Mr. Marshall seems a bit tough — mandatory tutoring, minimum attendance, shifting staff hours to coincide with students’ schedules, requiring government scholarship students to sign “learning contracts” and create “learning plans.”
It seems his toughness has already led to the attrition of a couple of staffers and a score of students. That’s not necessarily a bad thing. The new president is sending a message: If you’re not on board with his vision, then you’re not going along for the ride.
Mr. Marshall may be tough, but he’s not punitive. “It is not about punishing students; it is about being accountable to them and to the public, who are paying for their education,” he said.
We’ll add, it’s about preparing students for the realities of working life.
The Cayman employment pool can be divided into three categories:
- Qualified Caymanians
- Qualified non-Caymanians
- Unqualified Caymanians
When Cayman businesses are looking for an employee, they have three options:
- Find a qualified Caymanian.
- If there is no qualified Caymanian, obtain a work permit for a qualified expatriate.
- If a work permit cannot be obtained, outsource the job off-island.
Note that for most businesses, hiring an unqualified person, of any nationality, is not a viable option.
Mr. Marshall appears to be fully cognizant of that reality, and his tough policies of personal empowerment are reflective of that.
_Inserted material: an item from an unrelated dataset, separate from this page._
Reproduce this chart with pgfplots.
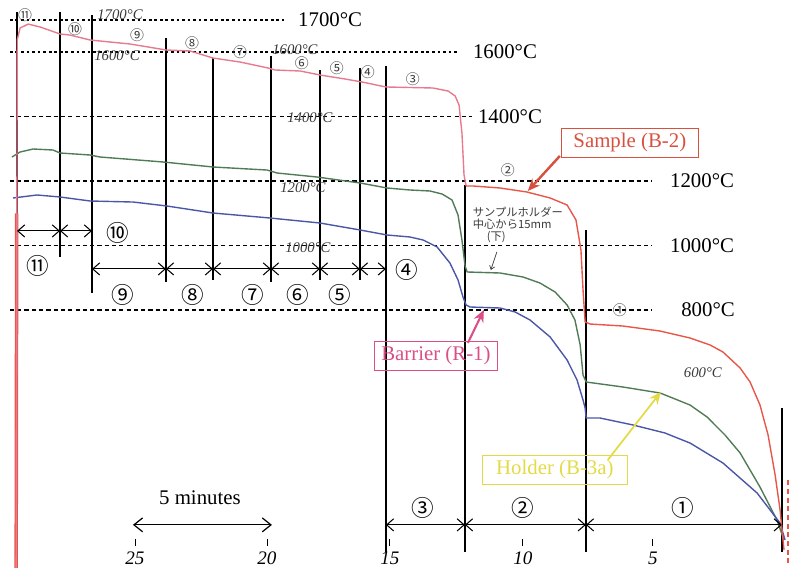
\documentclass[border=0pt]{standalone}
\usepackage{fontspec}
\setmainfont{Liberation Serif}
\newfontfamily\jp{Noto Sans CJK JP}
\usepackage{pgfplots}
\pgfplotsset{compat=1.18}
\usetikzlibrary{arrows.meta}
\definecolor{cred}{HTML}{E8564A}
\definecolor{cpink}{HTML}{E77A8E}
\definecolor{cgreen}{HTML}{4F7B55}
\definecolor{cblue}{HTML}{4A56A6}
\definecolor{cbar}{HTML}{DB4F86}
\definecolor{cyel}{HTML}{E3DA45}
\definecolor{csam}{HTML}{D8503E}
\definecolor{hand}{HTML}{3A3A3A}
\begin{document}
\begin{tikzpicture}
\begin{axis}[scale only axis, width=16cm, height=11.666cm,
  xmin=-0.19, xmax=30.08, x dir=reverse, ymin=-25.4, ymax=1761.7,
  axis lines=none, ticks=none, clip=false]
% temperature reference lines
\addplot[black, line width=0.9pt, dash pattern=on 1.6pt off 1.6pt] coordinates {(29.7,1700) (19.2,1700)};
\addplot[black, line width=0.9pt, dash pattern=on 1.6pt off 1.6pt] coordinates {(29.7,1600) (12.53,1600)};
\addplot[black, line width=0.9pt, dash pattern=on 2.4pt off 1.8pt] coordinates {(29.7,1400) (12.0,1400)};
\addplot[black, line width=0.9pt, dash pattern=on 2.4pt off 1.8pt] coordinates {(29.7,1200) (5.11,1200)};
\addplot[black, line width=0.9pt, dash pattern=on 2.4pt off 1.8pt] coordinates {(29.7,1000) (5.11,1000)};
\addplot[black, line width=0.9pt, dash pattern=on 2.4pt off 1.8pt] coordinates {(29.7,800) (5.11,800)};
% segment dividers
\addplot[black, line width=0.8pt] coordinates {(29.43,1724) (29.43,40)};
\addplot[black, line width=0.8pt] coordinates {(27.78,1724) (27.78,964)};
\addplot[black, line width=0.8pt] coordinates {(26.55,1715) (26.55,853)};
\addplot[black, line width=0.8pt] coordinates {(23.72,1644) (23.72,887)};
\addplot[black, line width=0.8pt] coordinates {(21.92,1582) (21.92,893)};
\addplot[black, line width=0.8pt] coordinates {(19.69,1588) (19.69,887)};
\addplot[black, line width=0.8pt] coordinates {(17.82,1545) (17.82,893)};
\addplot[black, line width=0.8pt] coordinates {(16.28,1551) (16.28,893)};
\addplot[black, line width=0.8pt] coordinates {(15.29,1557) (15.29,49)};
\addplot[black, line width=0.8pt] coordinates {(12.26,1187) (12.26,49)};
\addplot[black, line width=0.8pt] coordinates {(7.62,1048) (7.62,49)};
\addplot[black, line width=0.8pt] coordinates {(0.11,496) (0.11,49)};
% holder (green)
\addplot[cgreen, line width=0.8pt, line join=round] coordinates {
(29.62,1274.6) (29.31,1290.1) (28.81,1299.4) (28.05,1296.3) (27.78,1287) (26.63,1280.8)
(26.25,1274.6) (23.83,1259.1) (21.91,1243.5) (19.85,1234.2) (19.46,1224.9) (17.93,1212.5)
(16.28,1193.9) (15.25,1178.4) (14.37,1172.2) (13.60,1169.1) (13.14,1159.8) (12.76,1141.2)
(12.53,1094.6) (12.38,1017.1) (12.26,936.4) (12.18,917.8) (10.92,914.7) (10.04,902.3)
(9.39,883.6) (8.81,855.7) (8.35,815.4) (8.05,768.8) (7.85,691.3) (7.74,598.2) (7.62,576.5)
(6.21,561) (4.79,542.4) (3.64,505.1) (2.99,468) (2.30,412) (1.72,356.2) (0.96,250.7)
(0.31,148.3) (0.04,86.2)};
% barrier (blue)
\addplot[cblue, line width=0.8pt, line join=round] coordinates {
(29.58,1147.4) (28.66,1156.7) (27.78,1150.5) (26.63,1138.1) (24.98,1134.9) (23.68,1122.5)
(21.92,1100.8) (19.73,1085.3) (17.82,1069.8) (16.28,1048.1) (15.25,1032.6) (14.37,1026.4)
(13.87,1017.1) (13.33,995.3) (12.84,945.7) (12.53,893) (12.34,840.2) (12.22,815.4)
(12.07,809.2) (10.92,806.1) (10.34,793.7) (9.77,768.8) (9.00,716.1) (8.35,644.7)
(7.97,582.7) (7.74,520.6) (7.66,495.8) (7.62,464.8) (7.09,464.8) (5.82,443.1) (4.60,418.3)
(3.64,387.2) (2.38,325.2) (1.07,232.1) (0.19,138.9) (0.0,86.2)};
% sample (red)
\addplot[cred, line width=2pt] coordinates {(29.46,0) (29.44,1100)};
\addplot[cpink, line width=0.8pt, line join=round] coordinates {
(29.46,0) (29.42,1637.6) (29.31,1674.8) (29.00,1687) (28.54,1677.9) (27.78,1656.2)
(27.40,1653) (26.63,1637.6) (25.10,1625.2) (23.72,1606.6) (22.80,1603.5) (21.92,1581.7)
(20.88,1569.3) (19.81,1550.7) (19.54,1544.5) (18.58,1541.4) (17.82,1529) (16.86,1516.6)
(16.21,1507.3) (15.29,1491.8) (13.49,1488.7) (12.91,1479.3) (12.64,1463.8) (12.49,1435.9)
(12.38,1349) (12.30,1218.7) (12.22,1184.6)};
\addplot[cred, line width=0.8pt, line join=round] coordinates {
(12.22,1184.6) (11.95,1184.6) (10.92,1178.4) (9.89,1166) (9.00,1147.4) (8.35,1125.6)
(8.01,1079.1) (7.82,986) (7.74,861.9) (7.66,762.6) (7.47,756.4) (6.21,750.2) (4.79,734.7)
(3.64,713) (2.87,691.3) (2.38,669.6) (1.72,619.9) (1.34,576.5) (0.96,505.1) (0.65,412.0)
(0.38,288) (0.19,179.3) (0.04,55.2)};
\addplot[cred, line width=0.8pt, densely dashed] coordinates {(-0.11,272) (-0.11,9)};
% printed temperature labels
\node[font=\fontsize{12}{14}\selectfont] at (axis cs:17.43,1700) {1700°C};
\node[font=\fontsize{12}{14}\selectfont] at (axis cs:10.73,1600) {1600°C};
\node[font=\fontsize{12}{14}\selectfont] at (axis cs:10.54,1400) {1400°C};
\node[font=\fontsize{12}{14}\selectfont] at (axis cs:3.18,1200) {1200°C};
\node[font=\fontsize{12}{14}\selectfont] at (axis cs:3.18,1000) {1000°C};
\node[font=\fontsize{12}{14}\selectfont] at (axis cs:2.95,800) {800°C};
\end{axis}
% annotations in picture pixel units (790 x 576)
\begin{scope}[x=0.0202532cm, y=-0.0202532cm, shift={(0,11.666cm)}]
\tikzset{seg/.style={black, line width=0.6pt, {Straight Barb[length=4pt,width=7pt]}-{Straight Barb[length=4pt,width=7pt]}},
  circ/.style={font=\jp\fontsize{13}{14}\selectfont},
  hc/.style={font=\jp\fontsize{8}{9}\selectfont, text=hand},
  hw/.style={font=\itshape\fontsize{8.5}{9}\selectfont, text=hand}}
% segment arrows
\draw[seg] (17,231) -- (60,231);
\draw[seg] (60,231) -- (92,231);
\draw[seg] (92,269) -- (166,269);
\draw[seg] (166,269) -- (213,269);
\draw[seg] (213,269) -- (271,269);
\draw[seg] (271,269) -- (320,269);
\draw[seg] (320,269) -- (360,269);
\draw[seg] (360,269) -- (386,269);
\draw[seg] (386,525) -- (465,525);
\draw[seg] (465,525) -- (586,525);
\draw[seg] (586,525) -- (782,525);
\node[circ] at (38,266) {⑪};
\node[circ] at (118,233) {⑩};
\node[circ] at (123,295) {⑨};
\node[circ] at (193,295) {⑧};
\node[circ] at (253,295) {⑦};
\node[circ] at (298,295) {⑥};
\node[circ] at (340,295) {⑤};
\node[circ] at (407,270) {④};
\node[circ] at (423,508) {③};
\node[circ] at (523,508) {②};
\node[circ] at (683,508) {①};
% handwritten marks
\node[hc] at (25,15) {⑪};
\node[hc] at (75,29) {⑩};
\node[hc] at (137,35) {⑨};
\node[hc] at (192,43) {⑧};
\node[hc] at (240,52) {⑦};
\node[hc] at (302,63) {⑥};
\node[hc] at (337,68) {⑤};
\node[hc] at (368,72) {④};
\node[hc] at (413,79) {③};
\node[hc] at (508,170) {②};
\node[hc] at (620,310) {①};
\node[hw] at (120,15) {1700°C};
\node[hw] at (117,56) {1600°C};
\node[hw] at (295,50) {1600°C};
\node[hw] at (310,118) {1400°C};
\node[hw] at (303,188) {1200°C};
\node[hw] at (308,248) {1000°C};
\node[hw] at (703,373) {600°C};
\node[font=\jp\fontsize{6.5}{7}\selectfont, text=hand, align=left] at (518,225) {サンプルホルダー\\中心から15mm\\\hspace*{8pt}(下)};
\draw[hand, line width=0.4pt, -{Straight Barb[length=2pt,width=3pt]}] (497,252) -- (491,270);
% time scale
\node[font=\fontsize{12}{14}\selectfont] at (200,498) {5 minutes};
\draw[black, line width=0.7pt, {Straight Barb[length=5pt,width=8pt]}-{Straight Barb[length=5pt,width=8pt]}] (133,525) -- (272,525);
\foreach \xx/\lab in {135/25, 267/20, 390/15, 523/10, 653/5} {
  \draw[black, line width=0.5pt] (\xx,539) -- (\xx,546);
  \node[font=\itshape\fontsize{11}{12}\selectfont] at (\xx,558) {\lab};
}
% series labels
\node[draw=csam, line width=0.8pt, text=csam, font=\fontsize{12}{14}\selectfont, inner xsep=7pt, inner ysep=3pt] at (630,143) {Sample (B-2)};
\draw[csam, line width=1.4pt, -{Stealth[length=7pt,width=6pt]}] (560,156) -- (528,191);
\node[draw=cbar, line width=0.8pt, text=cbar, font=\fontsize{12}{14}\selectfont, inner xsep=4pt, inner ysep=3pt] at (436,356) {Barrier (R-1)};
\draw[cbar, line width=1.2pt, -{Stealth[length=7pt,width=6pt]}] (468,343) -- (484,310);
\node[draw=cyel, line width=0.8pt, text=cyel, font=\fontsize{12}{14}\selectfont, inner xsep=8pt, inner ysep=3pt] at (555,470) {Holder (B-3a)};
\draw[cyel, line width=1.0pt, -{Stealth[length=7pt,width=6pt]}] (608,460) -- (661,392);
\end{scope}
\pgfresetboundingbox
\useasboundingbox (0,0) rectangle (16cm,11.666cm);
\end{tikzpicture}
\end{document}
Education Minister Tara Rivers is among those supporting Mr. Marshall’s plans, remarking on her Twitter account: “I applaud [Mr. Marshall] for his #NoExcusesJustSolutions approach to education!”
At the risk of sounding circular, if Minister Rivers applauds Mr. Marshall for his stance, we, in turn, applaud her for hers.
Others are taking notice, too, particularly local business leaders. When future ICCI graduates arrive for job interviews, employers will be inclined to look upon them favorably — because their degrees will actually carry with them the presumption of academic achievement.